= Gershon Jacobson =

American newspaper editor (1934–2005)

Gershon DovBer Jacobson (May 30, 1934 – May 29, 2005) was the founder, editor and publisher of Der Algemeiner Journal, one of the largest Yiddish-language weekly newspapers in North America. He died at the age of 70 and lived in Brooklyn.

Born in Moscow on May 30, 1933, Jacobson began his journalistic career in Paris writing for French newspapers following the war in the early 1950s. In 1952, he and his family moved to Toronto then to New York City.

In 1953, Jacobson moved to the United States where he became the city editor for Der Tog Morgen Journal (The Daily Jewish Journal), one of the largest daily Yiddish newspapers (formed at that time through the union of the two dailies Der Tog and Der Morgen Zshurnal).

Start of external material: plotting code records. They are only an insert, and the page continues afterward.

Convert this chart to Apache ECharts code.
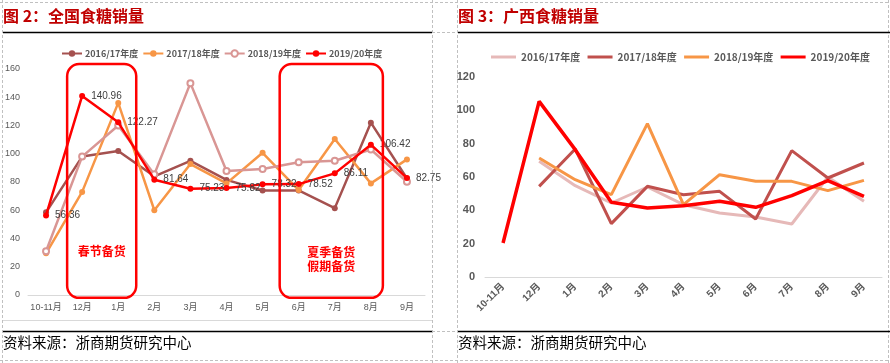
<!DOCTYPE html>
<html><head><meta charset="utf-8">
<script src="https://cdn.jsdelivr.net/npm/echarts@6/dist/echarts.min.js"></script>
<style>html,body{margin:0;padding:0;background:#fff}#c{width:890px;height:363px}</style>
</head><body><div id="c"></div>
<script>
var categories = ['10-11月','12月','1月','2月','3月','4月','5月','6月','7月','8月','9月'];
// 图2：全国食糖销量
var nat1617 = [58.5, 98, 102, 84, 95, 81.5, 74, 74, 61.5, 122, 82.5];
var nat1718 = [29.5, 73, 136, 60, 92.7, 79, 100.7, 74.3, 110.4, 79, 96];
var nat1819 = [31, 98, 120, 85.4, 150, 87.8, 89.2, 94, 95, 103, 80.2];
var nat1920 = [56.36, 140.96, 122.27, 81.64, 75.23, 75.82, 78.32, 78.52, 86.11, 106.42, 82.75];
// 图3：广西食糖销量
var gx1617 = [null, 69.4, 54.8, 44.4, 54, 43.4, 38.4, 36, 31.8, 60, 45.4];
var gx1718 = [null, 54.4, 76.8, 32, 54.4, 49.4, 51.4, 34.8, 75.8, 59.4, 68.4];
var gx1819 = [null, 71.4, 58.4, 49.4, 92, 43.4, 61.4, 57.4, 57.4, 51.8, 58];
var gx1920 = [20.4, 105.4, 76.4, 44.8, 41.4, 42.8, 45.4, 41.8, 48.8, 57.8, 48.4];
var seasons = ['2016/17年度','2017/18年度','2018/19年度','2019/20年度'];
var leftTicks = [0,20,40,60,80,100,120,140,160];
var rightTicks = [0,20,40,60,80,100,120];

var FONT = 'Liberation Sans, Noto Sans CJK SC, sans-serif';
var CJK = 'Noto Sans CJK SC, sans-serif';
var chart = echarts.init(document.getElementById('c'));

function dashV(x){return {type:'line',shape:{x1:x,y1:0,x2:x,y2:363},style:{stroke:'#c0c0c0',lineWidth:1,lineDash:[3,2]},silent:true};}
function dashH(y,x1,x2){return {type:'line',shape:{x1:x1,y1:y,x2:x2,y2:y},style:{stroke:'#c0c0c0',lineWidth:1,lineDash:[3,2]},silent:true};}
function solidH(y,x1,x2,c,w){return {type:'line',shape:{x1:x1,y1:y,x2:x2,y2:y},style:{stroke:c,lineWidth:w},silent:true};}

var baseGraphic = [
  dashV(2.5), dashV(432.5), dashV(457.5), dashV(888.5),
  dashH(2.5,0,890), dashH(32.5,432,458), dashH(331.5,432,458), dashH(360.5,0,890),
  solidH(32.5,3,432,'#000',1.5), solidH(32.5,458,890,'#000',1.5),
  solidH(331.5,3,432,'#000',1.5), solidH(331.5,458,890,'#000',1.5),
  solidH(320.5,3,432,'#d9d9d9',1),
  {type:'text',left:3,top:8,style:{text:'图 2：全国食糖销量',font:'bold 16px '+CJK,fill:'#C00000'}},
  {type:'text',left:458,top:8,style:{text:'图 3：广西食糖销量',font:'bold 16px '+CJK,fill:'#C00000'}},
  {type:'text',left:3,top:335,style:{text:'资料来源：浙商期货研究中心',font:'14.5px '+CJK,fill:'#000'}},
  {type:'text',left:458,top:335,style:{text:'资料来源：浙商期货研究中心',font:'14.5px '+CJK,fill:'#000'}}
];

function natSeries(name,data,color,sym,label){
  var s = {name:name,type:'line',xAxisIndex:0,yAxisIndex:0,data:data,symbol:sym,symbolSize:6,
    lineStyle:{color:color,width:2.5},itemStyle:{color:color},z: label?5:2};
  if(label){s.label={show:true,position:'right',distance:6,color:'#404040',fontSize:10,fontFamily:FONT};}
  return s;
}
function gxSeries(name,data,color,w){
  return {name:name,type:'line',xAxisIndex:1,yAxisIndex:1,data:data,symbol:'none',
    lineStyle:{color:color,width:w},itemStyle:{color:color},connectNulls:false};
}

var option = {
  animation:false,
  backgroundColor:'#fff',
  legend:[
    {data:seasons.slice(),left:56,top:44,itemWidth:20,itemHeight:8,itemGap:4,
     textStyle:{color:'#595959',fontSize:9,fontWeight:'bold',fontFamily:CJK,padding:[0,0,0,-2]},
     selectedMode:false},
    {data:seasons.map(function(s){return s+' ';}),left:486,top:47,itemWidth:25,itemHeight:3,itemGap:5,icon:'rect',
     textStyle:{color:'#595959',fontSize:10,fontWeight:'bold',fontFamily:CJK},selectedMode:false}
  ],
  grid:[
    {left:28,top:69,width:397,height:226},
    {left:485,top:77,width:397,height:200}
  ],
  xAxis:[
    {type:'category',gridIndex:0,data:categories,boundaryGap:true,
     axisLine:{lineStyle:{color:'#d9d9d9'}},axisTick:{show:false},
     axisLabel:{color:'#595959',fontSize:9,fontFamily:FONT,margin:8,interval:0}},
    {type:'category',gridIndex:1,data:categories,boundaryGap:true,
     axisLine:{lineStyle:{color:'#d9d9d9'}},axisTick:{show:false},
     axisLabel:{color:'#595959',fontSize:10,fontWeight:'bold',fontFamily:FONT,margin:8,rotate:45,interval:0}}
  ],
  yAxis:[
    {type:'value',gridIndex:0,min:leftTicks[0],max:leftTicks[leftTicks.length-1],interval:leftTicks[1]-leftTicks[0],
     axisLine:{show:false},axisTick:{show:false},splitLine:{show:false},
     axisLabel:{color:'#595959',fontSize:9,fontFamily:FONT,margin:8}},
    {type:'value',gridIndex:1,min:rightTicks[0],max:rightTicks[rightTicks.length-1],interval:rightTicks[1]-rightTicks[0],
     axisLine:{show:false},axisTick:{show:false},splitLine:{show:false},
     axisLabel:{color:'#595959',fontSize:11,fontWeight:'bold',fontFamily:FONT,margin:10}}
  ],
  series:[
    natSeries(seasons[0],nat1617,'#A5514F','circle',false),
    natSeries(seasons[1],nat1718,'#F79646','circle',false),
    natSeries(seasons[2],nat1819,'#D99694','emptyCircle',false),
    natSeries(seasons[3],nat1920,'#FF0000','circle',true),
    gxSeries(seasons[0]+' ',gx1617,'#E6B9B8',3),
    gxSeries(seasons[1]+' ',gx1718,'#C0504D',3),
    gxSeries(seasons[2]+' ',gx1819,'#F79646',3),
    gxSeries(seasons[3]+' ',gx1920,'#FF0000',3.5)
  ],
  graphic: baseGraphic
};
chart.setOption(option);

// annotation boxes positioned from axis scales
function px(cat){return chart.convertToPixel({xAxisIndex:0},cat);}
function py(v){return chart.convertToPixel({yAxisIndex:0},v);}
var yTop = py(163.5), yBot = py(-2);
var b1x1 = px('12月')-15, b1x2 = px('1月')+18;
var b2x1 = px('6月')-19, b2x2 = px('8月')+12;
var boxes = [
  {type:'rect',shape:{x:b1x1,y:yTop,width:b1x2-b1x1,height:yBot-yTop,r:12},style:{fill:'none',stroke:'#FF0000',lineWidth:2.5},z:100},
  {type:'rect',shape:{x:b2x1,y:yTop,width:b2x2-b2x1,height:yBot-yTop,r:12},style:{fill:'none',stroke:'#FF0000',lineWidth:2.5},z:100},
  {type:'text',x:(b1x1+b1x2)/2,y:py(31),style:{text:'春节备货',font:'bold 12px '+CJK,fill:'#FF0000',align:'center',verticalAlign:'middle'},z:100},
  {type:'text',x:(b2x1+b2x2)/2,y:py(25),style:{text:'夏季备货\n假期备货',font:'bold 12px '+CJK,fill:'#FF0000',align:'center',verticalAlign:'middle',lineHeight:14},z:100}
];
chart.setOption({graphic: baseGraphic.concat(boxes)});
</script></body></html>
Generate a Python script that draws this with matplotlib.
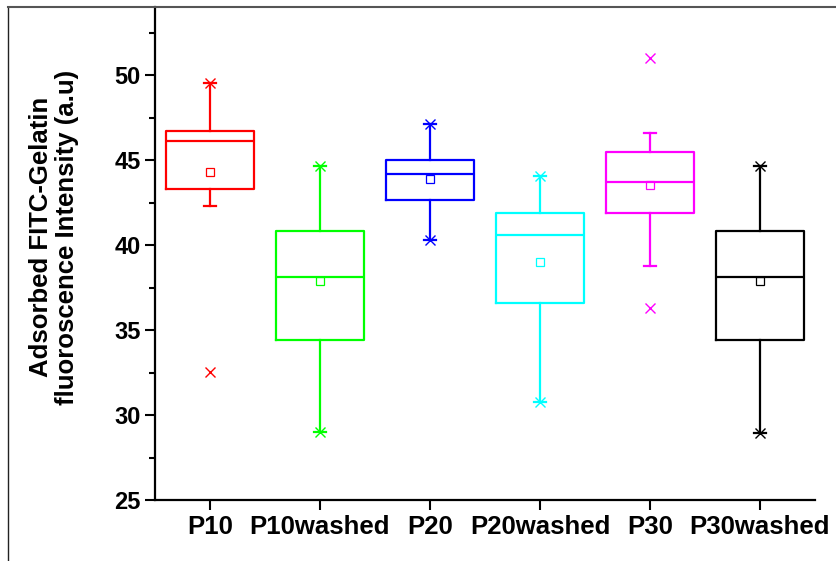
import matplotlib
matplotlib.use("Agg")
import matplotlib.pyplot as plt
from matplotlib.lines import Line2D

plt.rcParams['font.family'] = ['Liberation Sans', 'DejaVu Sans']
plt.rcParams['font.weight'] = 'bold'

# values
groups = ['P10', 'P10washed', 'P20', 'P20washed', 'P30', 'P30washed']
colors = ['#ff0000', '#00ff00', '#0000ff', '#00ffff', '#ff00ff', '#000000']
q1 = [43.3, 34.4, 42.67, 36.6, 41.86, 34.4]
median = [46.1, 38.12, 44.18, 40.57, 43.71, 38.12]
q3 = [46.72, 40.82, 45.0, 41.9, 45.45, 40.84]
mean = [44.31, 37.88, 43.88, 38.98, 43.53, 37.9]
whis_lo = [42.28, 28.98, 40.29, 30.75, 38.75, 28.97]
whis_hi = [49.55, 44.67, 47.1, 44.06, 46.59, 44.67]
# x markers (1% / 99% points and outliers)
extremes = [[49.55, 32.55], [44.67, 28.98], [47.1, 40.29], [44.06, 30.75],
            [50.98, 36.31], [44.67, 28.97]]

stats = []
for i, g in enumerate(groups):
    stats.append(dict(label=g, q1=q1[i], med=median[i], q3=q3[i], mean=mean[i],
                      whislo=whis_lo[i], whishi=whis_hi[i], fliers=extremes[i]))

fig = plt.figure(figsize=(8.37, 5.61), dpi=100)
ax = fig.add_axes([155 / 837, 1 - 500 / 561, 660 / 837, 493 / 561])

pos = list(range(1, len(groups) + 1))
res = ax.bxp(stats, positions=pos, widths=0.8, showmeans=True, patch_artist=False,
             capwidths=0.11)

lw = 1.6
for i, c in enumerate(colors):
    res['boxes'][i].set(color=c, linewidth=lw)
    res['medians'][i].set(color=c, linewidth=lw)
    for w in res['whiskers'][2 * i:2 * i + 2]:
        w.set(color=c, linewidth=lw)
    for cp in res['caps'][2 * i:2 * i + 2]:
        cp.set(color=c, linewidth=lw)
    res['means'][i].set(marker='s', markerfacecolor='none', markeredgecolor=c,
                        markersize=5.5, markeredgewidth=0.9)
    res['fliers'][i].set(marker='x', markeredgecolor=c, markersize=7,
                         markeredgewidth=1.0)

ax.set_xlim(0.5, 6.5)
ax.set_ylim(25, 54)
ax.set_yticks([25, 30, 35, 40, 45, 50])
ax.set_yticks([27.5, 32.5, 37.5, 42.5, 47.5, 52.5], minor=True)
ax.set_xticks(pos)
ax.set_xticklabels(groups, fontsize=18.5, fontweight='bold')
ax.tick_params(axis='y', labelsize=17, length=7, width=1.5, direction='out')
ax.tick_params(axis='y', which='minor', length=4, width=1.5)
ax.tick_params(axis='x', length=7, width=1.5, direction='out', pad=4)
for lab in ax.get_yticklabels():
    lab.set_fontweight('bold')

ax.spines['top'].set_visible(False)
ax.spines['right'].set_visible(False)
ax.spines['left'].set_linewidth(1.6)
ax.spines['bottom'].set_linewidth(1.6)

fig.text(54 / 837, 1 - 237 / 561,
         'Adsorbed FITC-Gelatin\nfluoroscence Intensity (a.u)',
         rotation=90, ha='center', va='center', fontsize=18.5,
         fontweight='bold', linespacing=1.15)

# outer frame lines
fig.add_artist(Line2D([8 / 837, 8 / 837], [0, 1 - 7 / 561], color='#222222',
                      linewidth=1.0, transform=fig.transFigure))
fig.add_artist(Line2D([8 / 837, 1], [1 - 7 / 561, 1 - 7 / 561], color='#555555',
                      linewidth=1.5, transform=fig.transFigure))

fig.savefig('out.png', dpi=100)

Gershon Jacobson also worked as a journalist for the New York Herald Tribune and in the 1960s replaced Elie Wiesel as the UN correspondent for Israel's largest daily, Yediot Acharonot. In 1972 he founded The Algemeiner Journal, the largest Yiddish weekly newspaper, which he published and edited till his death on May 29, 2005.
The paper, printed in Yiddish with a four-page English supplement, has a circulation of 18,000.

Jacobson received an undergraduate degree from the University of Toronto and a graduate degree from the Columbia University Graduate School of Journalism. He worked on The Herald-Tribune from the late 1950s until it ceased publication in 1966. After the Tribune ceased publication, Jacobson moved to the New York Post and then to Newsweek, and was later city editor for Der Tog-Morgen Journal, a Yiddish-language daily. After Der Tog closed in late 1971, he founded Der Algemeiner Journal.

His three sons, Simon, Baruch Sholom and Yosef Yitzchok, are all rabbis in Brooklyn. His two daughters are Freida Hecht of Norwalk, Connecticut and Chanie Krasnianski of Manhattan, New York City.